Overview
Custom AI Agent is a full-stack application that enables users to chat with a local Llama 3.2 model via Ollama, eliminating the need for external API keys. The application features RAG (Retrieval-Augmented Generation) capabilities, allowing for context-aware responses by leveraging your own data. Built as a Turborepo monorepo, it combines a NestJS backend with a Next.js frontend, providing a seamless chat experience with local AI models.
Key Features
- Local LLM: Chat with Llama 3.2 via Ollama without requiring external API keys
- RAG Integration: Context-aware responses using your own data through retrieval-augmented generation
- PostgreSQL: Document storage and management for knowledge base
- Qdrant: Vector database for semantic search and similarity matching
- Auto-sync: Hourly cron job automatically syncs documents to vector database
- Docker Ready: One command to run everything with Docker Compose
- Multiple Model Support: Easy configuration to use different Ollama models (llama3.2:1b, llama3.2:3b, mistral, codellama, phi3)

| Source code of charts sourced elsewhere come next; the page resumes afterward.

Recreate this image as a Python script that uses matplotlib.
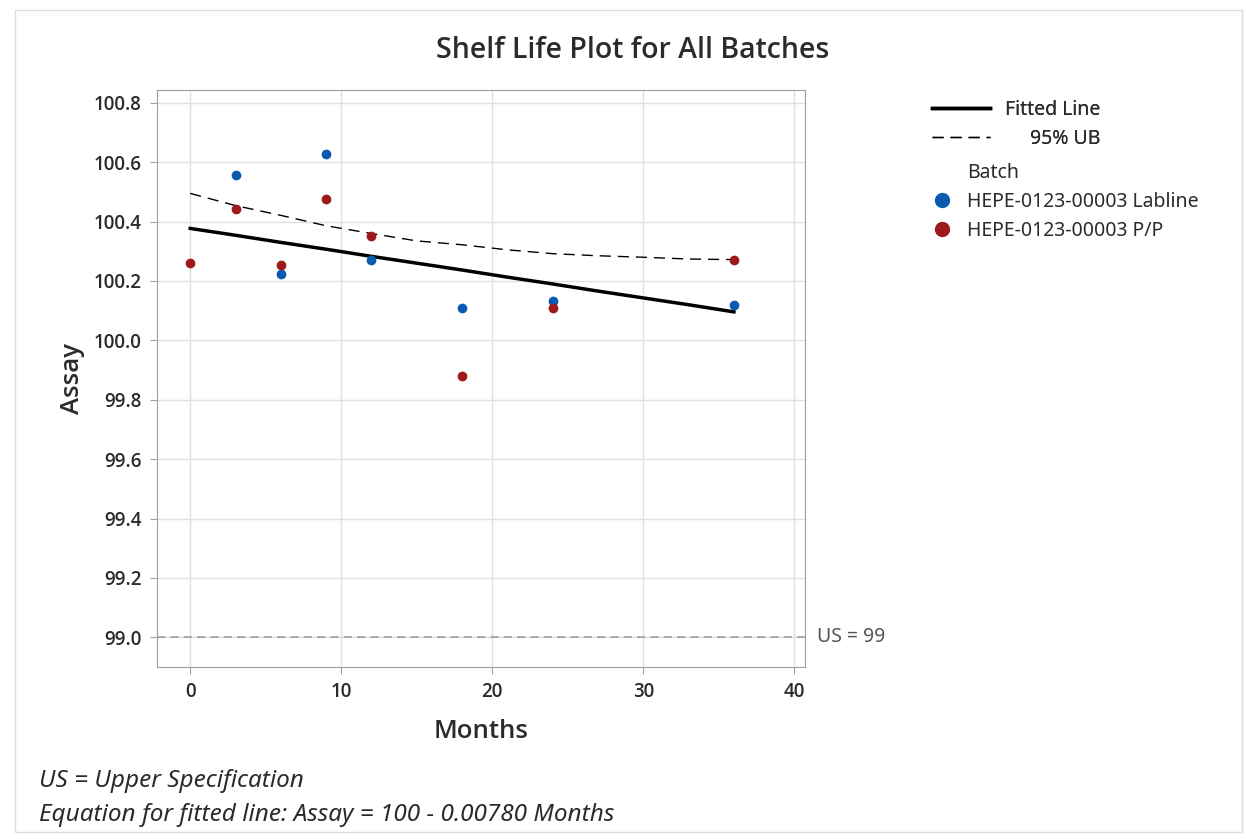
"""Shelf life plot for all batches: assay vs months with fitted line and 95% UB."""

import matplotlib

matplotlib.use("Agg")
import matplotlib.pyplot as plt
from matplotlib.lines import Line2D
from matplotlib.patches import Rectangle

plt.rcParams["font.family"] = ["Noto Sans", "DejaVu Sans"]
SEMI = ["Open Sans", "Noto Sans", "DejaVu Sans"]

TEXT = "#2B2B2B"
GRAY = "#A0A0A0"
BLUE = "#0A5BB0"
RED = "#9E1A1A"

# batch results
months_lab = [3, 6, 9, 12, 18, 24, 36]
assay_lab = [100.557, 100.222, 100.628, 100.272, 100.109, 100.134, 100.120]
months_pp = [0, 3, 6, 9, 12, 18, 24, 36]
assay_pp = [100.260, 100.443, 100.255, 100.477, 100.351, 99.880, 100.108, 100.272]

# fitted line and 95% upper bound
months_fit = [0, 3, 6, 9, 12, 15, 18, 21, 24, 27, 30, 33, 36]
assay_fit = [100.377, 100.354, 100.330, 100.307, 100.283, 100.260, 100.237,
             100.213, 100.190, 100.166, 100.143, 100.120, 100.096]
assay_ub = [100.495, 100.454, 100.421, 100.386, 100.360, 100.335, 100.322,
            100.305, 100.292, 100.285, 100.280, 100.274, 100.272]

upper_spec = 99.0
x_ticks = [0, 10, 20, 30, 40]
y_ticks = [99.0, 99.2, 99.4, 99.6, 99.8, 100.0, 100.2, 100.4, 100.6, 100.8]


def main():
    fig = plt.figure(figsize=(12.46, 8.39), dpi=100)
    fig.patches.append(Rectangle((0.012, 0.008), 0.985, 0.98, transform=fig.transFigure,
                                 fill=False, edgecolor="#DDDDDD", lw=1))
    ax = fig.add_axes([0.126, 0.205, 0.520, 0.688])

    ax.plot(months_fit, assay_fit, color="black", lw=2.5, zorder=3)
    ax.plot(months_fit, assay_ub, color="black", lw=1, ls=(0, (8, 5)), zorder=3)
    ax.scatter(months_lab, assay_lab, s=36, color=BLUE, zorder=4)
    ax.scatter(months_pp, assay_pp, s=36, color=RED, zorder=4)
    ax.axhline(upper_spec, color=GRAY, lw=1.2, ls=(0, (5, 3)), zorder=2)
    ax.text(41.5, upper_spec, "US = 99", color="#555555", fontsize=14, va="center")

    ax.set_xlim(-2.2, 40.7)
    ax.set_ylim(98.9, 100.844)
    ax.set_xticks(x_ticks)
    ax.set_yticks(y_ticks)
    ax.set_yticklabels([f"{v:.1f}" for v in y_ticks])
    ax.grid(True, color="#E0E0E0", lw=1)
    ax.set_axisbelow(True)
    for sp in ax.spines.values():
        sp.set_color(GRAY)
    ax.tick_params(colors=GRAY, labelcolor=TEXT, labelsize=13.5, length=5, pad=6)
    for lbl in ax.get_xticklabels() + ax.get_yticklabels():
        lbl.set_family(SEMI)
        lbl.set_fontweight("semibold")
    ax.set_xlabel("Months", fontsize=18.5, color=TEXT, family=SEMI, fontweight="semibold",
                  labelpad=12)
    ax.set_ylabel("Assay", fontsize=18.5, color=TEXT, family=SEMI, fontweight="semibold",
                  labelpad=6)

    fig.text(0.508, 1 - 50 / 839, "Shelf Life Plot for All Batches", ha="center", va="center",
             fontsize=20.5, color=TEXT, family=SEMI, fontweight="semibold")

    line_handles = [Line2D([], [], color="black", lw=2.5),
                    Line2D([], [], color="black", lw=1, ls=(0, (8, 5)))]
    leg1 = fig.legend(line_handles, ["Fitted Line", "     95% UB"], loc="upper left",
                      bbox_to_anchor=(932 / 1246, 1 - 100 / 839), frameon=False,
                      fontsize=14, handlelength=3.0, handletextpad=0.77,
                      labelspacing=0.45, borderpad=0, borderaxespad=0, labelcolor=TEXT)
    batch_handles = [Line2D([], [], ls="none"),
                     Line2D([], [], ls="none", marker="o", ms=10, color=BLUE),
                     Line2D([], [], ls="none", marker="o", ms=10, color=RED)]
    fig.legend(batch_handles, ["Batch", "HEPE-0123-00003 Labline", "HEPE-0123-00003 P/P"],
               loc="upper left", bbox_to_anchor=(932 / 1246, 1 - 163 / 839), frameon=False,
               fontsize=14, handlelength=1.03, handletextpad=0.77, labelspacing=0.45,
               borderpad=0, borderaxespad=0, labelcolor=TEXT)
    fig.add_artist(leg1)

    fig.text(0.031, 1 - 781 / 839, "US = Upper Specification", fontsize=17.5,
             style="italic", color=TEXT, va="center")
    fig.text(0.031, 1 - 815 / 839, "Equation for fitted line: Assay = 100 - 0.00780 Months",
             fontsize=17.5, style="italic", color=TEXT, va="center")

    fig.savefig("out.png", dpi=100)


if __name__ == "__main__":
    main()
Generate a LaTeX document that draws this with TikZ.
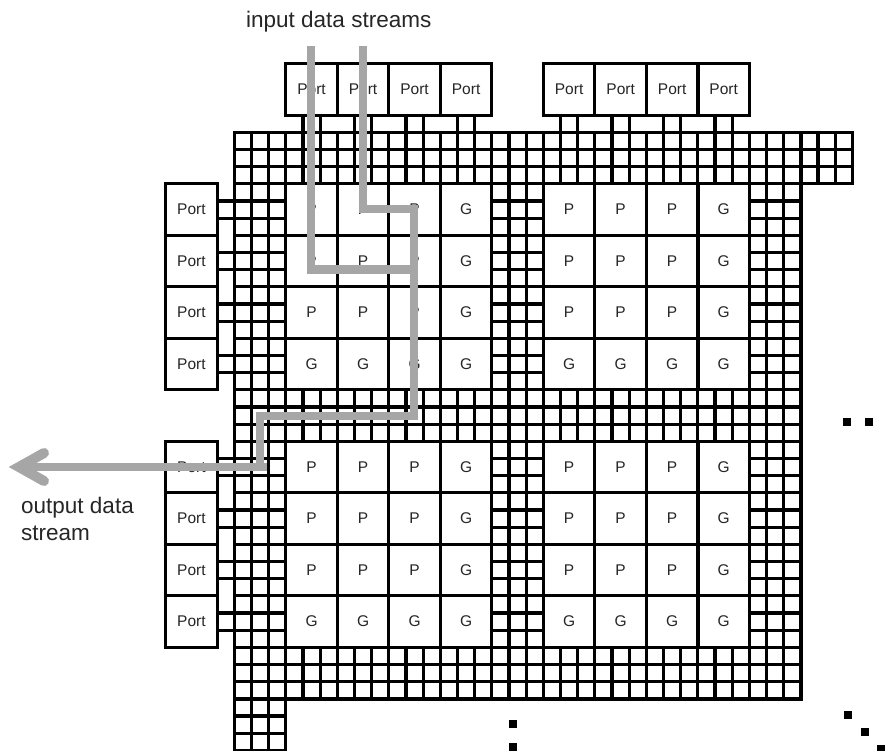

- Embedding Support: Uses nomic-embed-text for generating document embeddings
- Incremental Sync: Support for both full and incremental document synchronization
Architecture
The application follows a microservices-inspired architecture within a monorepo:
- Next.js Frontend (port 3000): Modern React-based UI for chat interface
- NestJS Backend (port 3001): RESTful API handling chat requests and RAG operations
- Ollama (port 11434): Local LLM runtime for model inference and embeddings
- PostgreSQL (port 5432): Relational database for document storage
- Qdrant (port 6333): Vector database for semantic search
RAG Flow
- Ingestion: Documents in PostgreSQL → Chunked → Embedded → Stored in Qdrant
- Query: User question → Embedded → Qdrant similarity search → Top-k relevant chunks
- Generation: Relevant context + question → Ollama LLM → Response
Technologies Used
- NestJS - Progressive Node.js framework for building scalable backend APIs
- Next.js - React framework for building the frontend application
- TypeScript - Type-safe JavaScript for better development experience
- Turborepo - High-performance build system for JavaScript and TypeScript codebases
- Ollama - Local LLM runtime for running models without external APIs
- PostgreSQL - Relational database for document storage
- Qdrant - Vector database for semantic search and similarity matching
- Docker & Docker Compose - Containerization for easy deployment and development
- pnpm - Fast, disk space efficient package manager
Getting Started
The easiest way to run the application is with Docker:
# For systems with NVIDIA GPU
docker compose up --build
# For CPU-only systems
docker compose -f docker-compose.cpu.yml up --buildThe application will automatically:
- Start PostgreSQL database
- Start Qdrant vector database
- Start Ollama
- Pull the required LLM and embedding models
- Seed sample documents
- Start both backend and frontend
After startup, trigger a sync to index documents for RAG:
curl -X POST http://localhost:3001/rag/syncAPI Endpoints
- POST /chat - Send a message and receive a RAG-augmented response
- GET /chat/health - Check Ollama and model health status
- POST /rag/sync - Trigger full sync of documents to vector DB
- POST /rag/sync/incremental - Trigger incremental sync
- GET /rag/sync/status - Get sync status and statistics
- POST /rag/search - Test RAG search (debug endpoint)
Benefits
- Privacy: All data and models run locally, no external API calls
- Cost-Effective: No per-request pricing, use your own hardware
- Customizable: Easy to add your own documents and knowledge base
- Fast Development: Docker setup gets you running in minutes
- Scalable: Built with production-ready technologies and patterns
- Flexible: Support for multiple models and easy configuration
Use Cases
This project is ideal for:
- Building custom AI assistants with your own knowledge base
- Creating context-aware chatbots for specific domains
- Learning RAG implementation and vector database integration
- Developing local AI applications without external dependencies
- Building internal knowledge bases with AI-powered search
The application demonstrates modern AI application architecture, combining traditional databases with vector search to create intelligent, context-aware chat experiences.